Funding cuts to the very agency that can pull in more revenue are a key part of the problem. The TRAC study blamed deep cuts in IRS staffing and budget for hamstringing its ability to audit wealthy tax cheats, letting billions of dollars in tax revenue “slip through its fingers.”
“Over the past decade, Congress has imposed severe funding and staffing cuts at the Internal Revenue Service, cuts that have seriously undermined the agency’s ability to administer tax laws in a fair and effective manner,” the TRAC report said.
“The inspector general’s report reiterates wealthy tax cheats are stealing billions from the American people.”
Earlier this week, the Treasury Department reported that IRS auditors recouped only about 39% of the more than $4 billion in unpaid taxes owed by audited rich taxpayers with an average annual income of nearly $1.6 million.
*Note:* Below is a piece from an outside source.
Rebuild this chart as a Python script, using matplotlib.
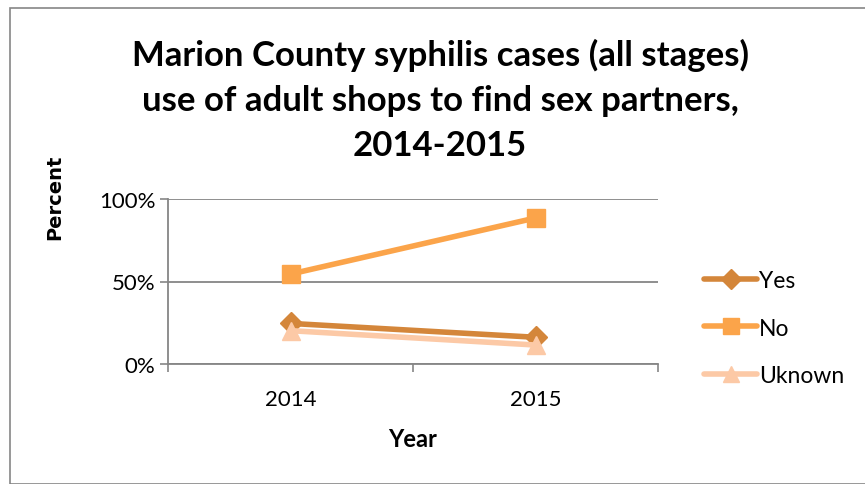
import matplotlib
matplotlib.use('Agg')
import matplotlib.pyplot as plt
from matplotlib.patches import Rectangle

# data
years = ['2014', '2015']
yes_pct = [24.6, 16.2]
no_pct = [54.5, 88.5]
unknown_pct = [20.2, 11.5]

series = [
    ('Yes', yes_pct, '#D4863A', 'D', 11),
    ('No', no_pct, '#FBA44A', 's', 13),
    ('Uknown', unknown_pct, '#FCC9A6', '^', 13),
]

plt.rcParams['font.family'] = ['Lato', 'DejaVu Sans']

fig = plt.figure(figsize=(8.65, 4.85), dpi=100)
fig.patches.append(Rectangle((10 / 865, 0), 2, 1 - 9 / 485, transform=fig.transFigure,
                             fill=False, edgecolor='#868686', linewidth=1.2))

ax = fig.add_axes([168 / 865, 1 - 365 / 485, 490 / 865, 165 / 485])
xpos = [0.5, 1.5]
for name, vals, col, mk, ms in series:
    ax.plot(xpos, vals, color=col, linewidth=4, marker=mk, markersize=ms,
            markeredgecolor=col, label=name, solid_capstyle='round')

ax.set_xlim(0, 2)
ax.set_ylim(0, 100)
ax.set_yticks([0, 50, 100])
ax.set_yticklabels(['0%', '50%', '100%'])
ax.set_xticks([0, 1, 2])
ax.set_xticklabels([])
ax.set_xticks(xpos, minor=True)
ax.set_xticklabels(years, minor=True)
ax.tick_params(axis='x', which='minor', length=0, pad=18, labelsize=16)
ax.tick_params(axis='x', which='major', length=6, width=1.2, color='#868686', direction='out')
ax.tick_params(axis='y', length=6, width=1.2, color='#868686', labelsize=16, pad=3)
ax.grid(axis='y', color='#868686', linewidth=1.3)
ax.set_axisbelow(True)
for s in ['top', 'right']:
    ax.spines[s].set_visible(False)
for s in ['left', 'bottom']:
    ax.spines[s].set_color('#868686')
    ax.spines[s].set_linewidth(1.3)

fig.text(440 / 865, 1 - 100 / 485,
         'Marion County syphilis cases (all stages)\nuse of adult shops to find sex partners,\n2014-2015',
         ha='center', va='center', fontsize=25, fontweight='bold', linespacing=1.5)
fig.text(413 / 865, 1 - 440 / 485, 'Year', ha='center', va='center', fontsize=17, fontweight='bold')
fig.text(55 / 865, 1 - 197 / 485, 'Percent', ha='center', va='center', rotation=90,
         fontsize=14, fontweight='bold', family='DejaVu Sans')

ax.legend(loc='center left', bbox_to_anchor=(695 / 865, 1 - 329 / 485), bbox_transform=fig.transFigure,
          frameon=False, fontsize=16.5, handlelength=2.3, handletextpad=0.1, labelspacing=1.15,
          borderaxespad=0, markerscale=0.9)

fig.savefig('out.png', dpi=100)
The report, by the treasury inspector general for tax administration, concluded that the IRS should “prioritize” collecting those unpaid taxes.
“With its limited resources, it is important to determine if the IRS is effectively addressing nonpayment by high-income taxpayers,” the report noted. The owed money would likely be paid with some pressure, the report concluded, because the taxes are a relatively small portion of the taxpayers’ assets.
In response to the report, Senate Finance Committee chair Ron Wyden (D-Ore.) called on the IRS to again target wealthy taxpayers who are dodging their obligations.
“The inspector general’s report reiterates wealthy tax cheats are stealing billions from the American people,” Wyden said in a statement. “The report notes the IRS could make significant progress in cracking down on tax cheats by focusing on those who make the most money and owe the most in unpaid tax bills.”
The TRAC report also found the IRS is falling down on the job regarding corporate audits. Nearly 2 out of every 3 of the 755 biggest corporations in the nation — those with more than $20 billion in assets — weren’t audited last year. But in 2012, nearly all of those returns (93%) were audited by the IRS.
The corporate audits in 2012 turned up $10 billion in unreported taxes. Far fewer audits turned up only $4.1 billion owed during fiscal year 2020, according to the TRAC report.
After the Treasury Department report, the IRS defended its strategy of going after tax cheats as the most efficient, based on “robust historical datasets.”